What Does it Mean to be an Ambassador?
An interesting statement about Believers is in 2 Corinthians 5:20 says, "…We are ambassadors for Christ, as though God is speaking (or presenting Himself) by us…"
You probably never thought about yourself as being an ambassador before, but what exactly is an ambassador? An ambassador is one who is sent to represent one country or government to another. While in the other country, the ambassador presents and demonstrates all the best that their home country or government has to offer.
When you give your life to God, you become a member of the Kingdom of Heaven. The Bible says that we are at that moment "translated into the Kingdom of God's dear Son."
So, for the rest of your time here on earth, you're not just here for your own plans or interests, but you're representing Heaven to those around you. As a matter of fact, you're the only real sample of Heaven most people will ever see. What they'll know about God's working in peoples' lives, they'll get from watching YOUR life. Pretty scary? Maybe. On the other hand, it means you're not limited to YOUR resources because you're not out there representing yourself. Since you're representing God's government and HIS abilities, you have access to all the best that He has to offer. Remember, your whole mission is to give people a sample of what it is to have God at work in a person's life.
Ambassadors come from a wide variety of backgrounds with different personalities and upbringings. Still, they must develop and refine several personality traits and character virtues to be successful. These characteristics are similar to those we must develop as current ambassadors for Christ to be equipped for our future roles in the kingdom.
3 Characteristics of a Good Ambassador
1. A firm foundation is critical for an ambassador.
He or she must be a strong leader, respected and trusted, passionate about their job, with a strong sense of patriotism for their home country. Our foundation is, likewise, of absolute importance. Without a growing relationship with Jesus, we cannot succeed in our quest for the kingdom—our ultimate home country (Heb. 6:1). They also need to be well-educated about their home and host countries' history and current circumstances, understand potential obstacles, read situations, and know the best course of action. Paul tells us we, too, must "be very careful how we live. Live wisely, not like fools, using every opportunity we have for doing good, because these are evil times. So don't be foolish with your lives, but learn what the Lord wants you to do."(Eph. 5:15).
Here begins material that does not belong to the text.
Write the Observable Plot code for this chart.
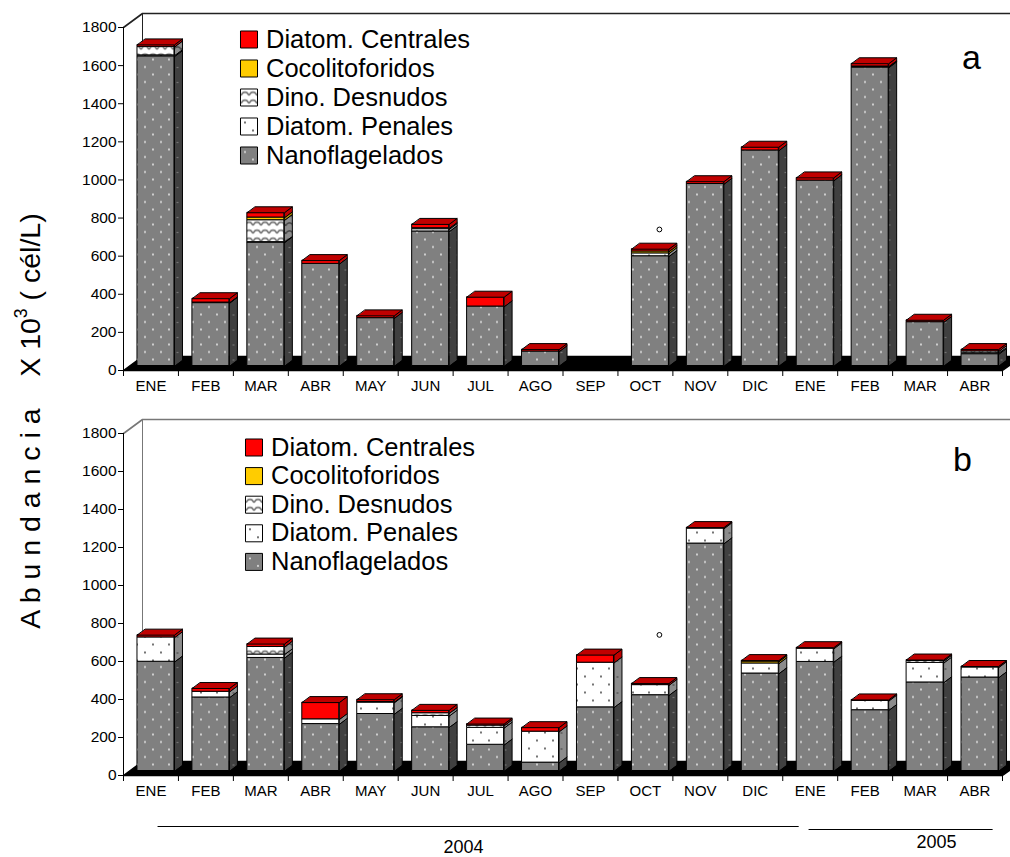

2. Ambassadors must always be conscious of the fact that they are a minority in their host country (as God's people are in the world) and be able to relate to many different types of people (I Cor. 9:19-22).
They must always be diplomatic, using tact, wisdom, and discretion to navigate a foreign country. As Christ's ambassadors, we must remember that we are not told to go around offending people left and right, even when we disagree with the way they're living their lives. If you look at Christ's example, the only people he strongly chastised and offended were the Pharisees who set themselves up as spiritual leaders and led the people astray. Christ was loving, conciliatory, and forgiving toward the tax collectors, prostitutes, cripples, and others looked down on by society.
Paul gives us a good rule of thumb to live by, saying, "when you talk, don't say anything bad. But say the good things that people need, whatever will help them grow stronger. Then what you say will be a blessing to those who hear you." (Eph. 4:29). In other words, a good ambassador (whether worldly or of Christ) knows when to speak and that sometimes keeping your mouth shut is the wisest and most loving course. Just because something is true does not make it right. We're told our speech should be "with grace, seasoned with salt"—in other words, adding flavor and benefiting the hearer (Col. 4:16). We are always to be ready to give an answer, but an answer that is right not only in content but also in tone and communication for the audience.
3. A good ambassador is entirely grounded in ethical and moral judgment because they are constantly facing situations that do not have black-and-white answers.
The only way for Christ's ambassadors to be able to do this is to have God's spirit dwelling in them and be connected to Him 24/7. Solomon prayed for the same kind of discernment when he was anointed king of Israel, saying, "Therefore give to Your servant an understanding heart to judge Your people, that I may discern between good and evil" (I Kings 3:9). Centuries later, Paul wrote to Timothy that he must "be diligent to present yourself approved to God, a worker who does not need to be ashamed, rightly dividing the word of truth" (II Tim. 2:15). Our role in the kingdom will be ruling, leading, and judging the nations, and we have to be preparing for this in our physical lives today.
In sum, all ambassadors have one thing in common: they believe in the mission, goals, and values of the countries, communities, and businesses they represent, and they're willing to share it with others. We are called to be strangers in this world—not to blend in, but proudly represent and advocate Christ within our countries, communities, and businesses as well as we possibly can. God has entrusted us to be ambassadors. Topoint people back to Jesus and how HE works in the world, and walk as Jesus walked on this earth. God has given us this right and ability to do so; so let us walk out in it!